Abandon any of these and you abandon any oath to another. It’s too easy to become focused on an oath and ignore the party they are a promise to. Why? Oaths are actually a demonstration of the fluid output of the conscience. Insight. Insight is a right, and you can’t give rights away. They can only be loaned.
It’s a way to express that you have a conscience, that it is healthy, interested, and able to protect another party. If your ability and interest in protecting the other party are compromised, any other details of the oath become irrelevant. If the leaves wilt, the stem rots, the flower dies.
Sometimes contracts accompany oaths, but they different in purpose, scope and how they work. Contracts should (in a fair healthy system) always be about at least justice, a human right. Justice is there not to protect any particular individual, but protect societies health by discouraging defectors.
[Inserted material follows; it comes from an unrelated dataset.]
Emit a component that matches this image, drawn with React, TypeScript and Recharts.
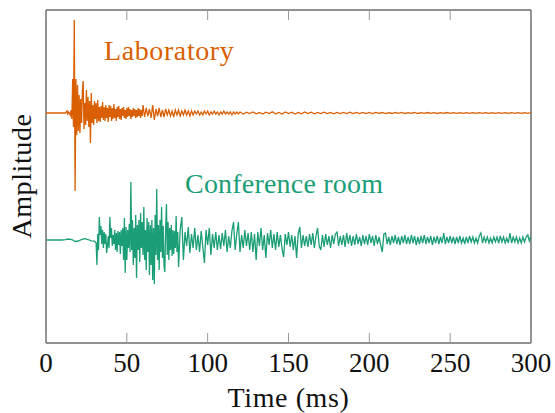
import React from 'react';
import { LineChart, Line, XAxis, YAxis, ReferenceArea, Customized } from 'recharts';

// Time axis ticks (ms)
const timeTicks = [0, 50, 100, 150, 200, 250, 300];

// Vertical offsets separating the two traces (amplitude units)
const LAB_OFFSET = 127;
const CONF_OFFSET = 0;
const Y_DOMAIN = [-103, 230];

// Laboratory impulse response, segments: [start ms, step ms, values]
const labLead = [0, 0];
const labEarly = [
  0, 0, 0, 0, 0, 1, 2, -1, 1, 0,
  -2, 3, -6, 34, -14, 93, -78, 34, -22, 28,
  -18, 18, -20, 14, -10, 22, 32, -16, 10, -12,
  23, -8, 16, -14, 12, -30, 20, -10, 8, -12,
  12, -6, 10, -10, 13, -8, 6, -9, 7, -5,
  11, -7, 6, -8, 8, -5, 5, -9, 8, -4,
  7, -8, 5, -6, 9, -5, 4, -8, 6, -4,
  7, -6, 4, -7, 5, -3, 6, -5, 3, -6,
  5, -4, 6, -3, 4, -6, 3, -4, 5, -3,
  4, -5, 3, -4, 5, -3, 4, -5, 3, -3,
  8,
];
const labMid = [
  -4, 5, -3, 4, -5, 8, -7, 4, -3, 5,
  -4, 3, -4, 4, -2, 3, -3, 2, -4, 3,
  -2, 3, -3, 2, -2, 3, -2, 2, -3, 2,
  -2, 2, -1, 2, -2, 1, -2, 2, -1, 2,
  -2, 1, -1, 2, -1, 1, -2, 1, -1, 2,
  -1, 1, -1, 1, -2, 1, -1, 1, -1, 1,
];
const labTail = [
  -1, 0.8, -0.6, 1, -0.8, 0.6, -1, 0.8, -0.5, 1.2, -0.8, 0.6, -1, 1, -0.6, 0.8, -1, 0.6, -0.8, 1,
  -0.6, 0.8, -0.8, 0.5, -0.6, 0.8, -0.5, 0.6, -0.8, 0.5, -0.6, 0.6, -0.5, 0.8, -0.6, 0.5, -0.5, 0.6, -0.6, 0.5,
  -0.5, 0.6, -0.4, 0.5, -0.6, 0.4, -0.5, 0.5, -0.4, 0.6, -0.5, 0.4, -0.4, 0.5, -0.5, 0.4, -0.4, 0.5, -0.4, 0.4,
  -0.5, 0.4, -0.4, 0.5, -0.3, 0.4, -0.4, 0.3, -0.4, 0.4, -0.3, 0.4, -0.4, 0.3, -0.3, 0.4, -0.3, 0.3, -0.4, 0.3,
  -0.3, 0.4, -0.3, 0.3, -0.3, 0.4, -0.3, 0.3, -0.3, 0.3,
];

// Conference room impulse response
const confLead = [0, 0, 0, 0, 0, 0, 0.3, 1, 0.5, -1.5, -1, 0.5, 1.3, 0.5, -0.8, -1.2];
const confEarly = [
  -3, -25, 6, -10, 23, 5, 14, -4, 10, -8,
  8, -4, 6, -13, -6, 4, -8, 23, 2, 12,
  -6, 5, -4, 10, -10, 7, -12, 9, -5, 8,
  -14, 10, -6, 12, -20, 22, -33, 13, -20, 10,
  -8, 16, -12, 58, -10, 20, -25, 12, -18, 25,
  -38, 15, -10, 20, -22, 27, -8, 18, -15, 33,
  -20, 10, -30, 22, -12, 18, -35, 15, -25, 20,
  -40, 12, -44, 25, -15, 51, -20, 15, -30, 20,
  -12, 33, -18, 14, -25, -32, 10, 36, -15, 18,
  -20, 12, -10, 15, -16, 10, -14, 9, -8, 24,
  -12, 8, -27,
];
const confMid = [
  10, 23, -20, 8, -6, 13, -13, 6, -8, 12,
  -10, 5, -12, 9, -7, -23, 10, -5, 12, -15,
  6, -8, 8, -10, 5, -9, 7, -6, 10, -12,
  4, -8, 9, 18, -10, 6, 18, -12, 5, -8,
  10, -6, 7, -10, 8, -12, 6, -20, 8, -6,
  12, -10, 5, -18, 7, -5, 10, -8, 6, -10,
  8, -7, 5, -9, -17, 6, -5, 8, -7, 5,
  -10, 4, -18, 6, 13, -8, 5, -6,
];
const confTail = [
  4, -7, 6, -5, 7, -8, 4, 12, -6, -10,
  5, -7, 6, -5, 4, -8, 5, -4, 6, 8,
  -6, 4, -5, 5, -7, 7, -4, 5, -6, 4,
  -5, 6, -4, 3, -6, 5, -4, 4, -5, 6,
  -3, 4, -6, 5, -4, 3, -5, -12, 6, 7,
  -4, 3, -5, 4, -3, 5, -4, 3, -5, 4,
  -3, 5, -4, 3, -4, 5, -3, 4, -5, 3,
  -4, 4, -3, 5, -4, 3, -3, 4, -5, 3,
  -3, 4, -4, 3, -3, 7, -4, 3, -3, 4,
  -3, 3, -4, 3, -3, 4, -3, 2, -4, 3,
  -3, 4, -2, 3, -3, 2, -3, 4, 7, -3,
  3, -2, 3, -3, 2, -3, 3, -2, 3, -3,
  4, -2, 3, -3, 2, -3, 7, -3, 3, -2,
  3, -3, 2, -3, 3, -2, 3, 5, -1, 4,
];

type Pt = { t: number; v: number };
const seg = (start: number, step: number, values: number[]): Pt[] =>
  values.map((v, i) => ({ t: start + i * step, v }));

const labData = [
  ...seg(0, 5, labLead),
  ...seg(10, 0.5, labEarly),
  ...seg(61, 1, labMid),
  ...seg(122, 2, labTail),
].map((p) => ({ t: p.t, v: p.v + LAB_OFFSET }));

const confData = [
  ...seg(0, 2, confLead),
  ...seg(31, 0.5, confEarly),
  ...seg(83, 1, confMid),
  ...seg(161, 1, confTail),
].map((p) => ({ t: p.t, v: p.v + CONF_OFFSET }));

const FONT = "'Liberation Serif', 'DejaVu Serif', serif";
const ORANGE = '#d95f02';
const GREEN = '#1b9e77';

const PLOT_H = 333;
const tickTxt = { fontFamily: FONT, fontSize: 27 };
const txt = { fontFamily: FONT, fontSize: 28, letterSpacing: 0.6 };

const TimeTick = (props: any) => {
  const { x, y, payload } = props;
  return (
    <g>
      <line x1={x} x2={x} y1={y} y2={y - 10} stroke="#9a9a9a" strokeWidth={1} />
      <line x1={x} x2={x} y1={y - PLOT_H} y2={y - PLOT_H + 10} stroke="#9a9a9a" strokeWidth={1} />
      <text x={x} y={y + 29} textAnchor="middle" style={tickTxt} fill="#111">
        {payload.value}
      </text>
    </g>
  );
};

const Labels = () => (
  <g>
    <text x={104} y={60} style={txt} fill={ORANGE}>Laboratory</text>
    <text x={185} y={193} style={{ ...txt, letterSpacing: 0.2 }} fill={GREEN}>Conference room</text>
    <text x={288.5} y={407} style={txt} fill="#111" textAnchor="middle">Time (ms)</text>
    <text x={31} y={176} style={txt} fill="#111" textAnchor="middle" transform="rotate(-90 31 176)">
      Amplitude
    </text>
  </g>
);

export default function App() {
  return (
    <div style={{ position: 'absolute', left: 0, top: 0, background: '#fff' }}>
      <LineChart width={555} height={413} margin={{ top: 10, right: 24, left: 46, bottom: 0 }}>
        <XAxis
          dataKey="t"
          type="number"
          domain={[0, 300]}
          ticks={timeTicks}
          axisLine={false}
          tickSize={0}
          tickMargin={0}
          tick={<TimeTick />}
          height={70}
          allowDataOverflow
        />
        <YAxis type="number" domain={Y_DOMAIN} hide allowDataOverflow />
        <Line
          data={labData}
          dataKey="v"
          stroke={ORANGE}
          strokeWidth={1.3}
          dot={false}
          isAnimationActive={false}
        />
        <Line
          data={confData}
          dataKey="v"
          stroke={GREEN}
          strokeWidth={1.3}
          dot={false}
          isAnimationActive={false}
        />
        <ReferenceArea
          x1={0}
          x2={300}
          y1={Y_DOMAIN[0]}
          y2={Y_DOMAIN[1]}
          fill="none"
          fillOpacity={0}
          stroke="#222"
          strokeWidth={1}
        />
        <Customized component={Labels} />
      </LineChart>
    </div>
  );
}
Contracts may also protect any other human right, but honorable contracts should always include justice.
Oaths have no enforcement mechanism other than social pressure, only contracts named after them do. Oaths are simply a promise that not only does your conscience appreciate another party, but you are willing to lend some of your freedom (another core right) to protect and enhance some or all of their other rights. You can’t give away your rights, you can only promise to lend them morally while you are producing a surplus.
The leaves of oath are both simple to understand and simple to miss because they are so pervasive in scope. Often oaths are violated at the leaves first. How? The most visible part of the oath, the flower, becomes the focus of the honorbound, and the leaves and the stem that connect them to the flower are left to rot. Essentially you can both fall in love with an oath to party, and abandon one or more of that parties basic needs. Flaunting an already broken oath.
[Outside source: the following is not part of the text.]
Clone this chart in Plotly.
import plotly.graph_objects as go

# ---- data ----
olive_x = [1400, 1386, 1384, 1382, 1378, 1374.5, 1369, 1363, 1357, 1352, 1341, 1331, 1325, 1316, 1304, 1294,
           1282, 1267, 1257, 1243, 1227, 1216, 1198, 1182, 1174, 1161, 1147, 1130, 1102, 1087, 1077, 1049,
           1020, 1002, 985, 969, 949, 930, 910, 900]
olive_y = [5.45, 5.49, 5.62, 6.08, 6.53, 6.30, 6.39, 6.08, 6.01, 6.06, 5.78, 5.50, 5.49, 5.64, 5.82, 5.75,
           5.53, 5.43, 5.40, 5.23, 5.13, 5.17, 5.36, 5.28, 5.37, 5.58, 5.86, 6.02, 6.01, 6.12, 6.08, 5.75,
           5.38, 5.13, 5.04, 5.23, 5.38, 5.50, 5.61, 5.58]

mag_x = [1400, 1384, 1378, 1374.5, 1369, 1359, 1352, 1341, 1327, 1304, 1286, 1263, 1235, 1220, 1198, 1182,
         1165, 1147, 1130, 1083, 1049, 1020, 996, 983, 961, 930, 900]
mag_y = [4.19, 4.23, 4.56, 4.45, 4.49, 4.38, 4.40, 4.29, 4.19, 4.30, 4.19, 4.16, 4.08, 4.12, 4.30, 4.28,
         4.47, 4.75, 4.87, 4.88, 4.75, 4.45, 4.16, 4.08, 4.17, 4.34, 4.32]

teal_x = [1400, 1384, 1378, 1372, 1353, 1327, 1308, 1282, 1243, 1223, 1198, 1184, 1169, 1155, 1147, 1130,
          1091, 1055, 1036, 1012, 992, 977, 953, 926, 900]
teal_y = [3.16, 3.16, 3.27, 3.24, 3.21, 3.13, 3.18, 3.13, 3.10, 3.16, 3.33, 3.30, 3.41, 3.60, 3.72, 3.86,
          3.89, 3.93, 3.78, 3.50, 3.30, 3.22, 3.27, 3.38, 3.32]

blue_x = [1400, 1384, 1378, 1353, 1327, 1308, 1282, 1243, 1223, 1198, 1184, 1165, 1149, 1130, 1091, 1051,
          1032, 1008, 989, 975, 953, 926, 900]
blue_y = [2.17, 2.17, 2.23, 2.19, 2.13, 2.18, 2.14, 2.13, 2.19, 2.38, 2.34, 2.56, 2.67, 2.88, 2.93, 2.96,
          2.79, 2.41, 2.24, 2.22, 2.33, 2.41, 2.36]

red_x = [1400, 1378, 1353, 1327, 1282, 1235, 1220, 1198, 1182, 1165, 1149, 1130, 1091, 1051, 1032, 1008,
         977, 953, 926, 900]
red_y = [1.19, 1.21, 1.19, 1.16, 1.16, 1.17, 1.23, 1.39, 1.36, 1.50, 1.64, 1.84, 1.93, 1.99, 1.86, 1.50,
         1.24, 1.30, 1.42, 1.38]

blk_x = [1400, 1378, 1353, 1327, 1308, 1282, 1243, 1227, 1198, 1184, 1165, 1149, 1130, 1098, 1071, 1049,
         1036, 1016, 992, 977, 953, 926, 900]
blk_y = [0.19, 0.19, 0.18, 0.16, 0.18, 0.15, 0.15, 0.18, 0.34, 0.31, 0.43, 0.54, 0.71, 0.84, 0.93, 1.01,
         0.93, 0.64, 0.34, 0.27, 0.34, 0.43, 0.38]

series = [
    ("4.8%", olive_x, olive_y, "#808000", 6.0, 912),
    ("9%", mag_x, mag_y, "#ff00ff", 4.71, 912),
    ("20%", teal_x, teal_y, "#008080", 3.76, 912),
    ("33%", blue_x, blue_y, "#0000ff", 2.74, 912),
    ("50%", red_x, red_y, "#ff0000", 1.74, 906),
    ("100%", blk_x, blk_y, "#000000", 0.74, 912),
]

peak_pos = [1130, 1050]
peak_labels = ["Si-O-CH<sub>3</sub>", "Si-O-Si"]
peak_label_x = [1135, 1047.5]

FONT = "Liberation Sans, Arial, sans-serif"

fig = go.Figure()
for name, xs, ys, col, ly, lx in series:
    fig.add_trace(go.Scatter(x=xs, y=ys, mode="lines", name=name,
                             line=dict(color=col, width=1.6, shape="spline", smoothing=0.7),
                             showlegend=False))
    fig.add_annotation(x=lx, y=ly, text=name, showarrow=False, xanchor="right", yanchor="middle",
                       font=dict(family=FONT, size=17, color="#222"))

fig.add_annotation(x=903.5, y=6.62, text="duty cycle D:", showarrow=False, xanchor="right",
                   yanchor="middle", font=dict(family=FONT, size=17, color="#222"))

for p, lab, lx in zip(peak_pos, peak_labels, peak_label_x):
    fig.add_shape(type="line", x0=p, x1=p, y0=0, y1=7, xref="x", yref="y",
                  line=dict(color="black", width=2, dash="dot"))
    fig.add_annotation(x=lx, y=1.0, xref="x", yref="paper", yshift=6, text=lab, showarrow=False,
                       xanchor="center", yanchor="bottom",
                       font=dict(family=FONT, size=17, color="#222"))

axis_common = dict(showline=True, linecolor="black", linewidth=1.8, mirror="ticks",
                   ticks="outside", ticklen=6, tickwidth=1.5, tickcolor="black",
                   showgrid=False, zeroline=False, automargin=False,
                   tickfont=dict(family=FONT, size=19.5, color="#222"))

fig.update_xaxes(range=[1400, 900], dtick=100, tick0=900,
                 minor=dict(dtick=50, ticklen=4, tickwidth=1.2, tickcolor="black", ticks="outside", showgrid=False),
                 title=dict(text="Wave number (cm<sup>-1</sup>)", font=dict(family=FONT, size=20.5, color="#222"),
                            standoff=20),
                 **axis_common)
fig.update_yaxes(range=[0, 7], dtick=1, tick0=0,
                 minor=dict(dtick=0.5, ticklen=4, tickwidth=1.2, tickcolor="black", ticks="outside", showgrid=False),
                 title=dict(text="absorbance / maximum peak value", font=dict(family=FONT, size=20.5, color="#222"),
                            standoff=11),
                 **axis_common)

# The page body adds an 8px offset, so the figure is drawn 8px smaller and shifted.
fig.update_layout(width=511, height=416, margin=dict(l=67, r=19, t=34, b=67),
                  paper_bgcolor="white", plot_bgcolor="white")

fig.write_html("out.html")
- Spouses ignore their partners basic needs, or their own needs, while preening in public.
- Soldiers employed by tyrants kill the citizens they swore to protect.
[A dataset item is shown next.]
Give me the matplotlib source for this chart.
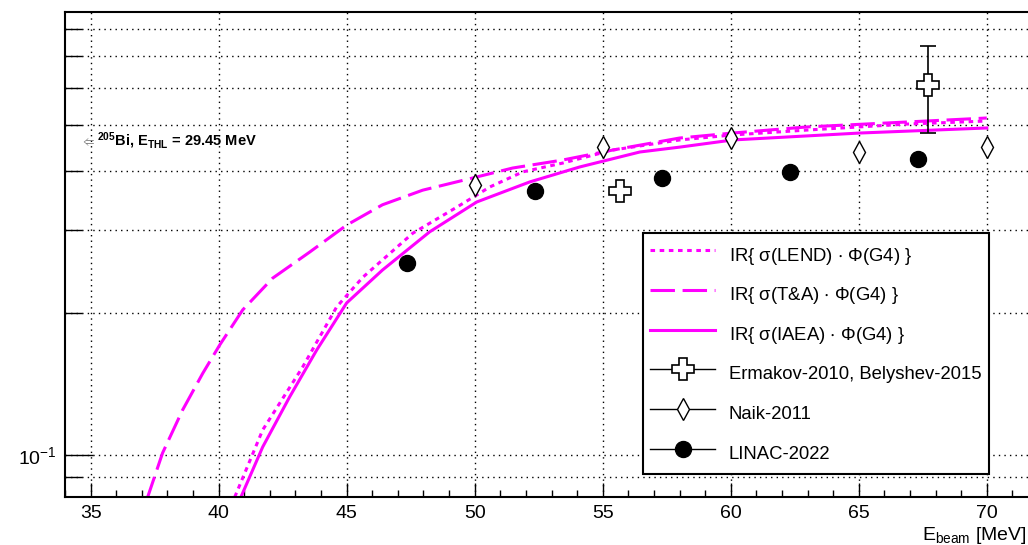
import matplotlib
matplotlib.use("Agg")
import matplotlib.pyplot as plt
from matplotlib.ticker import MultipleLocator, NullFormatter
from matplotlib.lines import Line2D

plt.rcParams['font.family'] = ['Liberation Sans', 'DejaVu Sans']
plt.rcParams['mathtext.fontset'] = 'custom'
plt.rcParams['mathtext.rm'] = 'Liberation Sans'
plt.rcParams['mathtext.it'] = 'Liberation Sans:italic'
plt.rcParams['mathtext.bf'] = 'Liberation Sans:bold'
plt.rcParams['mathtext.default'] = 'regular'

# yield-ratio curves (simulation) vs beam energy
e_lend = [40.63, 41.72, 43.28, 44.61, 45.63, 47.58, 49.30, 50.59, 51.88, 53.44,
          55.39, 58.0, 60.08, 62.97, 66.88, 70.0]
ir_lend = [0.0815, 0.113, 0.1536, 0.206, 0.238, 0.295, 0.335, 0.3697, 0.398, 0.4155,
           0.4427, 0.465, 0.4765, 0.488, 0.5025, 0.510]

e_ta = [37.19, 37.81, 38.59, 39.38, 40.04, 40.94, 42.11, 43.55, 45.0, 46.4,
        47.97, 49.92, 51.48, 53.44, 55.39, 58.0, 60.08, 62.97, 66.88, 70.0]
ir_ta = [0.0803, 0.101, 0.1245, 0.149, 0.171, 0.203, 0.237, 0.269, 0.307, 0.339,
         0.364, 0.3863, 0.4055, 0.4217, 0.4427, 0.4694, 0.481, 0.4955, 0.5076, 0.5176]

e_iaea = [40.82, 41.72, 42.77, 43.83, 45.0, 46.4, 48.24, 50.08, 52.15, 54.1,
          56.45, 58.0, 60.08, 65.04, 70.0]
ir_iaea = [0.0803, 0.104, 0.1327, 0.1669, 0.210, 0.2466, 0.297, 0.3436, 0.3789, 0.4076,
           0.4385, 0.449, 0.465, 0.481, 0.493]

# experimental points
e_erm = [55.66, 67.7]
ir_erm = [0.3625, 0.608]
err_erm = [0.0, 0.126]

e_naik = [50.0, 55.0, 60.0, 65.0, 70.0]
ir_naik = [0.373, 0.449, 0.469, 0.4385, 0.449]

e_linac = [47.34, 52.34, 57.3, 62.3, 67.3]
ir_linac = [0.255, 0.3625, 0.3863, 0.3982, 0.4239]

MAG = '#ff00ff'
W, H = 1028, 545

fig = plt.figure(figsize=(W / 100, H / 100), dpi=100)
ax = fig.add_axes([65 / W, 1 - 497 / H, (1038 - 65) / W, (497 - 12) / H])
ax.set_yscale('log')
ax.set_xlim(34, 72)
ax.set_ylim(0.0815, 0.868)

ax.plot(e_lend, ir_lend, color=MAG, lw=2.2, linestyle=(0, (1.5, 1.5)))
ax.plot(e_ta, ir_ta, color=MAG, lw=2.2, linestyle=(0, (8, 2.5)))
ax.plot(e_iaea, ir_iaea, color=MAG, lw=2.2)

ax.errorbar(e_erm, ir_erm, yerr=err_erm, fmt='P', ms=16, mfc='white', mec='black',
            mew=1.2, ecolor='black', elinewidth=1.2, capsize=6, capthick=1.2, zorder=5)
ax.plot(e_naik, ir_naik, 'd', ms=10.7, mfc='white', mec='black', mew=1.0, zorder=5)
ax.plot(e_linac, ir_linac, 'o', ms=11.5, color='black', zorder=5)

# axes, ticks and grid
ax.xaxis.set_major_locator(MultipleLocator(5))
ax.xaxis.set_minor_locator(MultipleLocator(1))
ax.set_yticks([0.1])
ax.set_yticklabels([r'$10^{-1}$'])
ax.set_yticks([0.09, 0.2, 0.3, 0.4, 0.5, 0.6, 0.7, 0.8], minor=True)
ax.yaxis.set_minor_formatter(NullFormatter())
ax.tick_params(axis='x', which='major', direction='in', length=10, width=1, labelsize=14, pad=6)
ax.tick_params(axis='x', which='minor', direction='in', length=5, width=1)
ax.tick_params(axis='y', which='major', direction='in', length=20, width=1, labelsize=14, pad=6)
ax.tick_params(axis='y', which='minor', direction='in', length=12, width=1)
ax.xaxis.grid(True, which='major', color='black', linestyle=(0, (1, 3)), lw=1)
ax.yaxis.grid(True, which='both', color='black', linestyle=(0, (1, 3)), lw=1)
ax.set_axisbelow(True)
for s in ax.spines.values():
    s.set_linewidth(1.5)

handles = [
    Line2D([], [], color=MAG, lw=2.2, linestyle=(0, (1.5, 1.5))),
    Line2D([], [], color=MAG, lw=2.2, linestyle=(0, (8, 2.5))),
    Line2D([], [], color=MAG, lw=2.2),
    Line2D([], [], color='black', lw=1, marker='P', ms=16, mfc='white', mec='black', mew=1.2),
    Line2D([], [], color='black', lw=1, marker='d', ms=10.7, mfc='white', mec='black', mew=1.0),
    Line2D([], [], color='black', lw=1, marker='o', ms=11.5, mfc='black', mec='black'),
]
labels = [
    r'IR{ $\sigma$(LEND) $\cdot$ $\Phi$(G4) }',
    r'IR{ $\sigma$(T&A) $\cdot$ $\Phi$(G4) }',
    r'IR{ $\sigma$(IAEA) $\cdot$ $\Phi$(G4) }',
    'Ermakov-2010, Belyshev-2015',
    'Naik-2011',
    'LINAC-2022',
]
leg = ax.legend(handles, labels, loc='upper left',
                bbox_to_anchor=(643 / W, 1 - 233 / H), bbox_transform=fig.transFigure,
                fontsize=13.3, handlelength=3.5, handleheight=2.0, handletextpad=0.75,
                labelspacing=0.6, borderpad=0.4, borderaxespad=0, fancybox=False,
                framealpha=1, edgecolor='black')
leg.get_frame().set_linewidth(1.5)

fig.text(80 / W, 1 - 141 / H, r'$\Leftarrow$', color='grey', fontsize=9, va='center')
fig.text(97 / W, 1 - 141 / H, r'$^{205}$Bi, E$_{THL}$ = 29.45 MeV', fontsize=10.5,
         fontweight='bold', va='center')
fig.text(922 / W, 1 - 540 / H, r'E$_{beam}$ [MeV]', fontsize=14, va='baseline')

fig.savefig('out.png', dpi=100)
- Parents and their informal unspoken oaths to their children’s needs, sacrifice their happiness and health, for the flower of ‘their future.’
Image, the most visible part of the oath, is served, while the sworn party is to is left only to act as a slave. An exercise in peacocking for social status. AKA: The show
Insight is the output of the conscience, and civilization functions best when people are the most free(freedom) to benefit from it’s risk calculations. It is how we live and grow together.
Oaths are sworn to protect human rights, but often become silently invalid when they impinge or neglect the rights of others. Either you or your sworn parties basic needs are met, or those needs, such as human rights, have become abandoned.
Most likely the oath giver has overreached, but carries on like the oath is still honored. Oaths are not a crime for a reason. Errors can happen. Data can change. Strength can wane. The only dishonor is pretending a rot in basic human needs is healthy.
This brings up the question of death oaths. An oath to die is morally equivalent to an oath until you die. Part of an oaths utility is it utilizes positive subconscious calculation, and if that calculation changes for the worse and you can’t act, you have morally scrubbed the utility of the conscience. A conscience ignored can’t provide a human rights based outcome. Blocking all ability to act on insight is inherently the most broadly psychopathic action you can take, since all rights originate in the behaviors unique to the conscience. A person must be able to manage their own rights, so an oath to die can be made to the self, but no one can morally accept a death oath from another. It is a switch from civilization to a master/slave system. It is enslavement.
Don’t fall in love with the archways and baubles of oaths, without caring for foundations they rest on.
- Be cautious with social pressure on others, unless you are sure you understand their current conditions, and that all parties basic needs can be reasonably met. If you judge, you risk letting an effigy of an unfulfillable promise become your master.
- Be weary of contracts named after oaths. It’s a branding exercise to enforce a promise that may become immoral.
- Oaths that swear death to others permanently abdicate all human rights, an immoral act. You can only lend rights, once you have abdicated any rights for good, you are a slave.